Anyway, I saw these candy wrapper headbands (much better-looking ones, mind you) on Etsy and I thought they were adorable. I have 4 little nieces on my side of the family so I knew I wanted to make them some for Christmas. I couldn't find a good tutorial online so I sort of guessed as to how it's done! If you like the headbands but don't want to go to all this trouble, check out this Etsy shop . . . the headbands look amazing and perfect.
So, let's get started! You'll need:
1 plastic headband, at least 1 inch wide
candy wrappers (enough to cover roughly 12 inches)*
hot glue gun & hot glue sticks
*I highly recommend choosing a paper-based wrapper (M&Ms, Skittles, etc.) as opposed to one that is more plastic and lined with foil (most chocolate bars are wrapped in this kind of wrapper). I used the foil-lined wrappers and as you can see (with the Hershey's and KitKat headbands) they wrinkled when I ironed them. When I looked at the Etsy shop that sells these, I noticed 99.9% of the headbands were NOT made from chocolate wrappers. My mistake! Reese's peanut butter cup wrappers are plastic but do not have foil on the inside so they held up much better under heat. I actually had to redo the KitKat one (you can see in the picture where my niece is wearing it that it's different) and used a King Size KitKat . . . those don't use foil either and worked better.
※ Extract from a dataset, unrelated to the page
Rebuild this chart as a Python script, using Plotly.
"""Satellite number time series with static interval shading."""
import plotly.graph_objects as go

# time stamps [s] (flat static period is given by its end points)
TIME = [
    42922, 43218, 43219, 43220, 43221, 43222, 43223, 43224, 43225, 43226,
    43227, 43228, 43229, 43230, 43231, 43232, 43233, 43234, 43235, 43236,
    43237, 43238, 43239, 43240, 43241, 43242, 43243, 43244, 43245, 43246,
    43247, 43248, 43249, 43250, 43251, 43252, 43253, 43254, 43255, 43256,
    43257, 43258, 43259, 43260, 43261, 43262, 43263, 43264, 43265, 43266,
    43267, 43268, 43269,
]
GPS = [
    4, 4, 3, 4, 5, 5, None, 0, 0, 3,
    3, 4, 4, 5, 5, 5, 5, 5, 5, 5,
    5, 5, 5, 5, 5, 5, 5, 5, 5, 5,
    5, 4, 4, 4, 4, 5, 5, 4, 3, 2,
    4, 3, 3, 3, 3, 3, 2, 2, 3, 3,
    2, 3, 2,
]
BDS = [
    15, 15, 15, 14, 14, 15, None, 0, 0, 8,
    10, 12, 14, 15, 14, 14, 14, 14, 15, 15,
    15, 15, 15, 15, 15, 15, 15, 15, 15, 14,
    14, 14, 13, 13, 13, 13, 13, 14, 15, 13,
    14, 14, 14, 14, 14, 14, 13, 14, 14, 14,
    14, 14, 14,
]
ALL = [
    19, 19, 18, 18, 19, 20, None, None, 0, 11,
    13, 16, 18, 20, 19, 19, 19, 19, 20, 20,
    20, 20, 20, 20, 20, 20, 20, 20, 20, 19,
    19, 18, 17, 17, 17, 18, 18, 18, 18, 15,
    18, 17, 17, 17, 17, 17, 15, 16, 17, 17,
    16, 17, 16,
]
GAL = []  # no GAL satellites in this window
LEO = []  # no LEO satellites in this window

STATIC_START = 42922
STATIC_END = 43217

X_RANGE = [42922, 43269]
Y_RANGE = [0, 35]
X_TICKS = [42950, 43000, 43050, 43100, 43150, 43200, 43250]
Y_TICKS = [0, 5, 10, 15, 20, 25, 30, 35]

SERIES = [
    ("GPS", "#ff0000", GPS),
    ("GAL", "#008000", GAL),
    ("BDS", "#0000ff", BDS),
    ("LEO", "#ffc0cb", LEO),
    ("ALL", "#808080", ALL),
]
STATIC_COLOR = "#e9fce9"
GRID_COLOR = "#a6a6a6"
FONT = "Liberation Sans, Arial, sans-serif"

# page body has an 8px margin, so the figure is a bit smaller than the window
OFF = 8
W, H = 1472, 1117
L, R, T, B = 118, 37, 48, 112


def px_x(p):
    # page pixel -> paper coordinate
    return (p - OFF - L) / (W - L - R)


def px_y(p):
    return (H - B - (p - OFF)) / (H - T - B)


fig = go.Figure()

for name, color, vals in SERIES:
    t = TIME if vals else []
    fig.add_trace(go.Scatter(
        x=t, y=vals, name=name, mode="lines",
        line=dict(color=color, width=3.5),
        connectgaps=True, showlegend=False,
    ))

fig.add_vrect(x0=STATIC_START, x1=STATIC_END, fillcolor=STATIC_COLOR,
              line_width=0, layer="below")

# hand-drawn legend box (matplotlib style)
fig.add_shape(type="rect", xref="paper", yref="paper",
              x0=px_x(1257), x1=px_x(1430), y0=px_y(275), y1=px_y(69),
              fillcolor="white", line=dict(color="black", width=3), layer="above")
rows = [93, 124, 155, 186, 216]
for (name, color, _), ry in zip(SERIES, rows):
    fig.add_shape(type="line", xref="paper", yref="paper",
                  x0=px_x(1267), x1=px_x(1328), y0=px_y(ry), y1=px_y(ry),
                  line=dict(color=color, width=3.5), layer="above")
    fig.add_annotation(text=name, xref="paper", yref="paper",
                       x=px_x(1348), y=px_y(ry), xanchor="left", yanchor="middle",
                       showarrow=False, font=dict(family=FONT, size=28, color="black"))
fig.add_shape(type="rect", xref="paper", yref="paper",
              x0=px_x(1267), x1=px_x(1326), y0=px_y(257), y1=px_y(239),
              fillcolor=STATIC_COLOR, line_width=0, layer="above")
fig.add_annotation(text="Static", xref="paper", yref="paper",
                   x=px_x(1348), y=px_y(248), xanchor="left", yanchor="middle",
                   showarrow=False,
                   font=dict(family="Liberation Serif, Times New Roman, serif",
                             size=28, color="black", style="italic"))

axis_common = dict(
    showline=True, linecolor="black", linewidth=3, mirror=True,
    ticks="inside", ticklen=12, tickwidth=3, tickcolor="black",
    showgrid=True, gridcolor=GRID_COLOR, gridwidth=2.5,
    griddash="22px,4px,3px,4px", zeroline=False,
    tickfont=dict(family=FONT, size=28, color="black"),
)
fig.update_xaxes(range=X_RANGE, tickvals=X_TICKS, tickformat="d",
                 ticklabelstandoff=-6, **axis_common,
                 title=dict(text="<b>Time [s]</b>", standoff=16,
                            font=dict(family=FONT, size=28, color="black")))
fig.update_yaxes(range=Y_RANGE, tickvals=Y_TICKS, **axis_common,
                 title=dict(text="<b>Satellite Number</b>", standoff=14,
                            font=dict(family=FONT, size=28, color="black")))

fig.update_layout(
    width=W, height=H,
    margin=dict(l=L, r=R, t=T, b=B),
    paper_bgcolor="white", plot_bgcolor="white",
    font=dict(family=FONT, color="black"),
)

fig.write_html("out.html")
To try to cut back on the wrinkling, I minimized the ironing time (I followed the vinyl instructions which was another mistake!) If anyone has any other suggestions, please comment and let me know!
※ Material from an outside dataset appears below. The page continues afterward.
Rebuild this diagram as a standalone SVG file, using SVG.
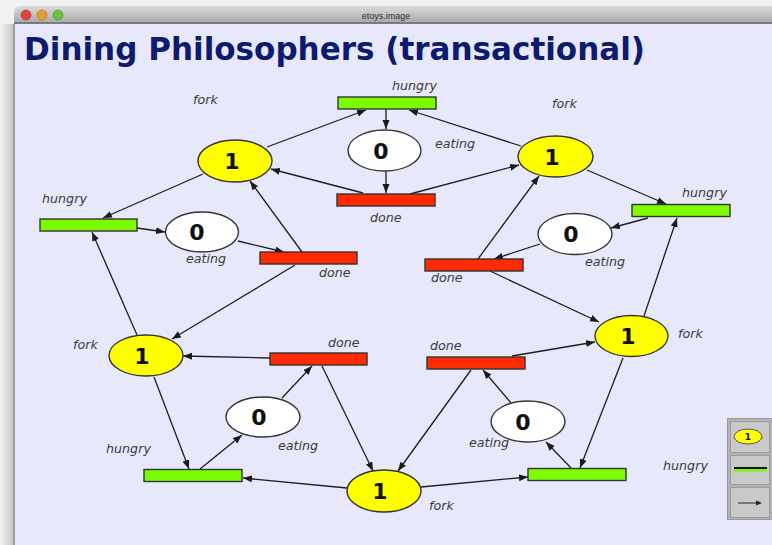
<svg xmlns="http://www.w3.org/2000/svg" width="772" height="545" viewBox="0 0 772 545">
<defs>
<linearGradient id="tb" x1="0" y1="0" x2="0" y2="1"><stop offset="0" stop-color="#dcdcdc"/><stop offset="1" stop-color="#a4a4a4"/></linearGradient>
<linearGradient id="sh" x1="0" y1="0" x2="1" y2="0"><stop offset="0" stop-color="#f4f4f4"/><stop offset="1" stop-color="#c4c4c4"/></linearGradient>
<marker id="ah" markerUnits="userSpaceOnUse" markerWidth="10" markerHeight="8" refX="9" refY="3.5" orient="auto"><path d="M0,0 L9,3.5 L0,7 z" fill="#1a1a1a"/></marker>
<style>
.place{stroke:#333;stroke-width:1.4}
.fork{fill:#ffff00}
.eat{fill:#ffffff}
.hun{fill:#7cfc00;stroke:#333;stroke-width:1.4}
.don{fill:#ff2a00;stroke:#333;stroke-width:1.4}
.num{font-family:"DejaVu Sans",sans-serif;font-weight:bold;font-size:22px;fill:#111;text-anchor:middle}
.lbl{font-family:"DejaVu Sans",sans-serif;font-style:italic;font-size:12.7px;fill:#3c3c3c}
#arcs line{stroke:#1e1e1e;stroke-width:1.3;marker-end:url(#ah)}
.btn{fill:#c9c9c9;stroke:#9a9a9a;stroke-width:1}
</style>
</defs>
<rect width="772" height="545" fill="#f2f2f2"/>
<rect x="0" y="24" width="14" height="521" fill="url(#sh)"/>
<rect x="13" y="24" width="2" height="521" fill="#9c9c9c"/>
<path d="M14,24 V12 Q14,6 20,6 H772 V24 Z" fill="url(#tb)"/>
<rect x="14" y="22" width="758" height="2" fill="#7c7c7c"/>
<circle cx="26" cy="15" r="5" fill="#e0443c" stroke="#a33" stroke-width="0.6"/>
<circle cx="42" cy="15" r="5" fill="#e8a02c" stroke="#a6701c" stroke-width="0.6"/>
<circle cx="58" cy="15" r="5" fill="#6cc040" stroke="#4a8a2a" stroke-width="0.6"/>
<text x="386" y="18.5" font-family="'Liberation Sans',sans-serif" font-size="9" fill="#333" text-anchor="middle">etoys.image</text>
<rect x="15" y="24" width="757" height="521" fill="#e8e8fc"/>
<text x="24" y="60" font-family="'DejaVu Sans',sans-serif" font-weight="bold" font-size="32" fill="#0c1a70" textLength="621" lengthAdjust="spacingAndGlyphs">Dining Philosophers (transactional)</text>

<g id="arcs">
<line x1="267" y1="147" x2="366" y2="110"/>
<line x1="521" y1="146" x2="409" y2="110"/>
<line x1="386" y1="109" x2="386" y2="129"/>
<line x1="386" y1="171" x2="386" y2="193"/>
<line x1="363" y1="193" x2="271" y2="169"/>
<line x1="410" y1="194" x2="519" y2="165"/>

<line x1="203" y1="174" x2="103" y2="218"/>
<line x1="137" y1="335" x2="92" y2="232"/>
<line x1="137" y1="228" x2="165" y2="232"/>
<line x1="238" y1="241" x2="284" y2="252"/>
<line x1="302" y1="252" x2="250" y2="181"/>
<line x1="295" y1="265" x2="172" y2="339"/>

<line x1="587" y1="170" x2="666" y2="204"/>
<line x1="644" y1="316" x2="677" y2="218"/>
<line x1="648" y1="218" x2="611" y2="228"/>
<line x1="540" y1="244" x2="494" y2="259"/>
<line x1="478" y1="259" x2="539" y2="176"/>
<line x1="490" y1="271" x2="599" y2="322"/>

<line x1="154" y1="377" x2="189" y2="469"/>
<line x1="347" y1="488" x2="243" y2="478"/>
<line x1="200" y1="469" x2="242" y2="435"/>
<line x1="282" y1="398" x2="312" y2="366"/>
<line x1="270" y1="358" x2="183" y2="356"/>
<line x1="322" y1="366" x2="373" y2="471"/>

<line x1="421" y1="487" x2="528" y2="477"/>
<line x1="623" y1="358" x2="580" y2="468"/>
<line x1="571" y1="468" x2="546" y2="442"/>
<line x1="511" y1="403" x2="483" y2="370"/>
<line x1="512" y1="356" x2="595" y2="342"/>
<line x1="471" y1="370" x2="398" y2="471"/>
</g>

<g id="fork-top-left"><ellipse class="place fork" cx="235" cy="161" rx="37" ry="21"/><text class="num" x="232" y="169">1</text><text class="lbl" x="193" y="104">fork</text></g>
<g id="fork-top-right"><ellipse class="place fork" cx="555.5" cy="156.5" rx="37.5" ry="20.5"/><text class="num" x="552" y="164.5">1</text><text class="lbl" x="552" y="108">fork</text></g>
<g id="fork-left"><ellipse class="place fork" cx="146" cy="355.5" rx="37" ry="20.5"/><text class="num" x="142" y="363.5">1</text><text class="lbl" x="73" y="349">fork</text></g>
<g id="fork-right"><ellipse class="place fork" cx="631.5" cy="336" rx="36.5" ry="20.5"/><text class="num" x="628" y="344">1</text><text class="lbl" x="678" y="338">fork</text></g>
<g id="fork-bottom"><ellipse class="place fork" cx="384" cy="491" rx="37" ry="21"/><text class="num" x="380" y="499">1</text><text class="lbl" x="429" y="510">fork</text></g>

<g id="eating-top"><ellipse class="place eat" cx="384.5" cy="150.5" rx="36.5" ry="20.5"/><text class="num" x="381" y="158.5">0</text><text class="lbl" x="435" y="148">eating</text></g>
<g id="eating-left"><ellipse class="place eat" cx="202" cy="232" rx="36.5" ry="20"/><text class="num" x="197" y="240">0</text><text class="lbl" x="186" y="263">eating</text></g>
<g id="eating-right"><ellipse class="place eat" cx="575" cy="234" rx="37" ry="20.5"/><text class="num" x="571" y="242">0</text><text class="lbl" x="585" y="266">eating</text></g>
<g id="eating-bottom-left"><ellipse class="place eat" cx="263" cy="417" rx="37" ry="20"/><text class="num" x="259" y="425">0</text><text class="lbl" x="278" y="450">eating</text></g>
<g id="eating-bottom-right"><ellipse class="place eat" cx="528" cy="421.5" rx="37" ry="20.5"/><text class="num" x="523" y="429.5">0</text><text class="lbl" x="469" y="447">eating</text></g>

<g id="hungry-top"><rect class="hun" x="338" y="97" width="98" height="12"/><text class="lbl" x="392" y="90">hungry</text></g>
<g id="hungry-left"><rect class="hun" x="40" y="219" width="97" height="12"/><text class="lbl" x="42" y="203">hungry</text></g>
<g id="hungry-right"><rect class="hun" x="632" y="204.5" width="98" height="12"/><text class="lbl" x="682" y="197">hungry</text></g>
<g id="hungry-bottom-left"><rect class="hun" x="144" y="469.5" width="98" height="12"/><text class="lbl" x="106" y="453">hungry</text></g>
<g id="hungry-bottom-right"><rect class="hun" x="528" y="468.5" width="98" height="12"/><text class="lbl" x="663" y="470">hungry</text></g>

<g id="done-top"><rect class="don" x="337" y="194" width="98" height="12"/><text class="lbl" x="370" y="222">done</text></g>
<g id="done-left"><rect class="don" x="260" y="252" width="97" height="12"/><text class="lbl" x="319" y="277">done</text></g>
<g id="done-right"><rect class="don" x="425" y="259" width="98" height="12"/><text class="lbl" x="431" y="282">done</text></g>
<g id="done-mid-left"><rect class="don" x="270" y="353" width="97" height="12"/><text class="lbl" x="328" y="347">done</text></g>
<g id="done-mid-right"><rect class="don" x="427" y="357" width="98" height="12"/><text class="lbl" x="430" y="350">done</text></g>

<g id="toolbar">
<rect x="727.5" y="418.5" width="46" height="101" fill="#b4b4b4" stroke="#999"/>
<rect class="btn" x="730.5" y="421.5" width="39" height="31"/>
<rect class="btn" x="730.5" y="455.5" width="39" height="29"/>
<rect class="btn" x="730.5" y="487.5" width="39" height="30"/>
<ellipse cx="748" cy="436.5" rx="14" ry="7.5" fill="#ffff00" stroke="#555" stroke-width="1"/>
<text x="748" y="440" font-family="'DejaVu Sans',sans-serif" font-weight="bold" font-size="9" fill="#111" text-anchor="middle">1</text>
<rect x="734" y="467" width="33" height="2" fill="#111"/>
<rect x="734" y="469" width="33" height="2.5" fill="#7cfc00"/>
<line x1="738" y1="503" x2="760" y2="503" stroke="#222" stroke-width="1"/>
<path d="M756,500.5 L762,503 L756,505.5 z" fill="#222"/>
</g>
</svg>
1. Take your headband and starting with one end, stencil the outline of the headband with a pencil (this will be longer than a regular sheet of paper, so tape 2 sheets together). Leaving a 1/2 inch border around the stencil, cut it out.
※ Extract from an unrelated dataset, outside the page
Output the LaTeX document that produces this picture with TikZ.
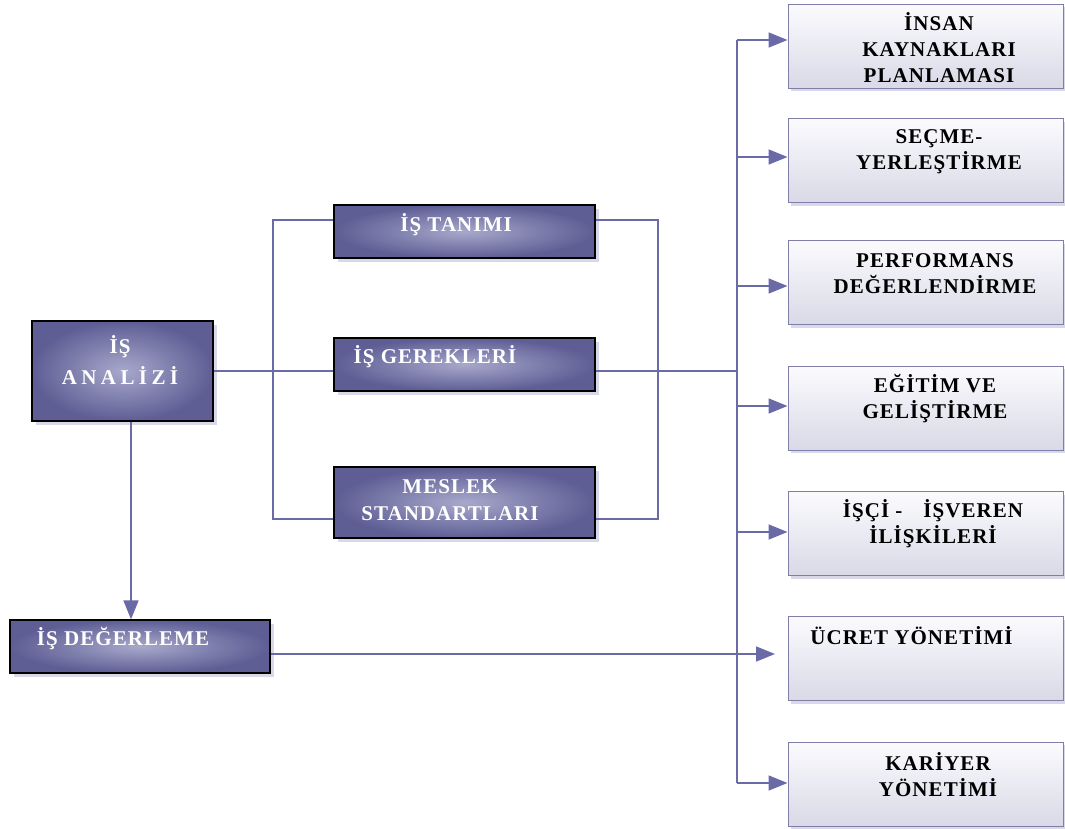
\documentclass[tikz,border=0pt]{standalone}
\usepackage{fontspec}
\setmainfont{Liberation Serif}
\newfontfamily\lblfont{Liberation Serif}[LetterSpace=5]
\newfontfamily\widefont{Liberation Serif}[LetterSpace=21]
\usetikzlibrary{arrows.meta,shadows,calc}

\definecolor{linecol}{HTML}{6A6AA6}
\definecolor{darkedge}{HTML}{5E5E95}
\definecolor{darkmid}{HTML}{A8A8CC}
\definecolor{lighttop}{HTML}{FBFBFE}
\definecolor{lightbot}{HTML}{D9D9E7}
\definecolor{lightborder}{HTML}{7E7EA8}
\definecolor{shadowcol}{HTML}{D8D8E8}

\tikzset{
  darkbox/.style={rectangle, inner sep=0pt, draw=black, line width=1.3pt,
    inner color=darkmid, outer color=darkedge,
    general shadow={fill=shadowcol, shadow xshift=4pt, shadow yshift=-4pt}},
  lightbox/.style={rectangle, inner sep=0pt, draw=lightborder, line width=1pt,
    top color=lighttop, bottom color=lightbot,
    minimum width=275pt, minimum height=84pt,
    general shadow={fill=shadowcol, shadow xshift=3pt, shadow yshift=-3pt}},
  wtext/.style={text=white, inner sep=0pt, align=center,
    font=\lblfont\bfseries\fontsize{21}{30}\selectfont},
  btext/.style={text=black, inner sep=0pt, align=center,
    font=\lblfont\bfseries\fontsize{21}{26}\selectfont},
  conn/.style={draw=linecol, line width=1.7pt},
  arr/.style={conn, -{Triangle[length=19pt,width=15pt]}},
}

\begin{document}
\begin{tikzpicture}[x=1pt,y=-1pt]
\useasboundingbox (0,0) rectangle (1065,829);

% analysis box and its three components
\node[darkbox, minimum width=181pt, minimum height=100pt] (ana) at (122.5,371) {};
\node[darkbox, minimum width=261pt, minimum height=53pt] (tan) at (464.5,231.5) {};
\node[darkbox, minimum width=261pt, minimum height=53pt] (ger) at (464.5,364.5) {};
\node[darkbox, minimum width=261pt, minimum height=71pt] (mes) at (464.5,502.5) {};
\node[darkbox, minimum width=260pt, minimum height=53pt] (deg) at (140,646.5) {};

% HR functions on the right
\node[lightbox] (r1) at (925.5,46.5) {};
\node[lightbox] (r2) at (925.5,161) {};
\node[lightbox] (r3) at (925.5,282.5) {};
\node[lightbox] (r4) at (925.5,408) {};
\node[lightbox] (r5) at (925.5,533.5) {};
\node[lightbox] (r6) at (925.5,658.5) {};
\node[lightbox] (r7) at (925.5,784) {};

% labels
\node[wtext] (tana) at (120,360) {İŞ\\{\widefont ANALİZİ}};
\node[wtext] (ttan) at (456,225) {İŞ TANIMI};
\node[wtext] (tger) at (435,357) {İŞ GEREKLERİ};
\node[wtext, font=\lblfont\bfseries\fontsize{21}{27}\selectfont] (tmes) at (450,500) {MESLEK\\STANDARTLARI};
\node[wtext] (tdeg) at (123,639) {İŞ DEĞERLEME};

\node[btext] (t1) at (939,47.5) {İNSAN\\KAYNAKLARI\\PLANLAMASI};
\node[btext] (t2) at (939,152) {SEÇME-\\YERLEŞTİRME};
\node[btext] (t3) at (935,273.5) {PERFORMANS\\DEĞERLENDİRME};
\node[btext] (t4) at (935,398.5) {EĞİTİM VE\\GELİŞTİRME};
\node[btext] (t5) at (933,524) {İŞÇİ -\hspace{1em}İŞVEREN\\İLİŞKİLERİ};
\node[btext] (t6) at (911.5,636) {ÜCRET YÖNETİMİ};
\node[btext] (t7) at (938,774.5) {KARİYER\\YÖNETİMİ};

% branch points
\coordinate (lb) at (273,371);
\coordinate (rb) at (658,371);
\coordinate (bt) at (737,40);
\coordinate (bb) at (737,783);
\coordinate (b2) at (737,157);
\coordinate (b3) at (737,286);
\coordinate (b4) at (737,406);
\coordinate (b5) at (737,532);
\coordinate (e6) at (775,654);

% analysis to components
\draw[conn] (ana.east) -- (ana.east -| ger.west);
\draw[conn] ([yshift=11.5pt]tan.west) -| (lb) |- ([yshift=-16.5pt]mes.west);
\draw[conn] ([yshift=11.5pt]tan.east) -| (rb) |- ([yshift=-16.5pt]mes.east);
\draw[conn] ([yshift=-6.5pt]ger.east) -- ([yshift=-6.5pt]ger.east -| bt);

% distribution bus
\draw[conn] (bt) -- (bb);
\draw[arr] (bt) -- (bt -| r1.west);
\draw[arr] (b2) -- (b2 -| r2.west);
\draw[arr] (b3) -- (b3 -| r3.west);
\draw[arr] (b4) -- (b4 -| r4.west);
\draw[arr] (b5) -- (b5 -| r5.west);
\draw[arr] (bb) -- (bb -| r7.west);

% job evaluation
\draw[arr] (ana.south -| 131,0) -- (deg.north -| 131,0);
\draw[arr] (deg.east |- e6) -- (e6);
\end{tikzpicture}
\end{document}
2. Carefully open the candy bars. I snipped one end open with scissors and using the flap down the middle, peeled it open. Once the wrappers are completely open, clean (or lick--I don't judge) all the candy remnants out. Using the headband template you just cut out, line up your wrappers until you have enough to cover the entire headband. You may need to cut part of a wrapper off in order to fill the entire template. Make sure the logo is prominent when you make your design.
3. Pull out your iron-on vinyl. Using the paper template, cut out two separate templates (the grid-printed side is paper and you can trace around the template to make cutting it out easier). Peel the paper side off of the vinyl. Place the vinyl "sticky" (it's really not that sticky) side up. Now place your wrappers face down on the vinyl. If you have a brayer, roll it over the wrappers . . . this will help flatten the wrappers out. If not, press the wrappers down with your fingers. The vinyl is very forgiving, so if you need to move a wrapper, you can do so easily. When you're happy with the placement of the wrappers, peel the paper from the second sheet of vinyl and place it on the back of the wrappers. Smooth it out again with a brayer or your fingers.
4. Now it's time to iron. Set your iron to NO STEAM and on a medium (wool) setting. Using an old pillowcase or sheet to protect your ironing board, place the vinyl on the board. Cover the wrappers and vinyl with the paper from the two vinyl templates you cut out. Place heated iron on the vinyl for no more than 2 seconds (no, I'm not kidding). Do the same on the other end until the entire piece, wrappers and vinyl, are fused. If they are fused, do NOT iron the back. Only iron the back if you think it needs more heat . . . and only do iron for a second or two at a time or it will crinkle and be ruined.
5. When your vinyl is fused and cooled, line it up with your headband. Just like you did for the template in the beginning, trace the outline of your headband on the back of your vinyl using a Sharpie or permanent marker. Following that outline, carefully cut out your vinyl so it lines up with the headband.
6. This step is optional but adds a nice touch. If you're good with a sewing machine, add a small zigzag stitch to the outside of the vinyl making sure you don't go over the edge. (I would use the trimmings from the vinyl first to see what tension to set your machine.)
7. Final step! Set your glue gun to it's lowest setting. The heat from the glue gun can warp and wrinkle the vinyl, so apply glue to the edges of the headband only to avoid major wrinkles. Snip off any excess vinyl that may be hanging over the edge.
Poof! You're done. It's a pretty fast project once you get the hang of using the vinyl. Those of you who are more versed in headband and hairbow crafting, please give me any tips or pointers!
My nieces LOVED these headbands and went absolutely crazy over them. It also helped that I gave them the candy bar that inspired each of their looks. ; ) You'll see a little Skittles hairbow that I made for my little 2 year old niece . . . that's a whole different tutorial! If you guys are interested in that one, let me know and I'll write it up.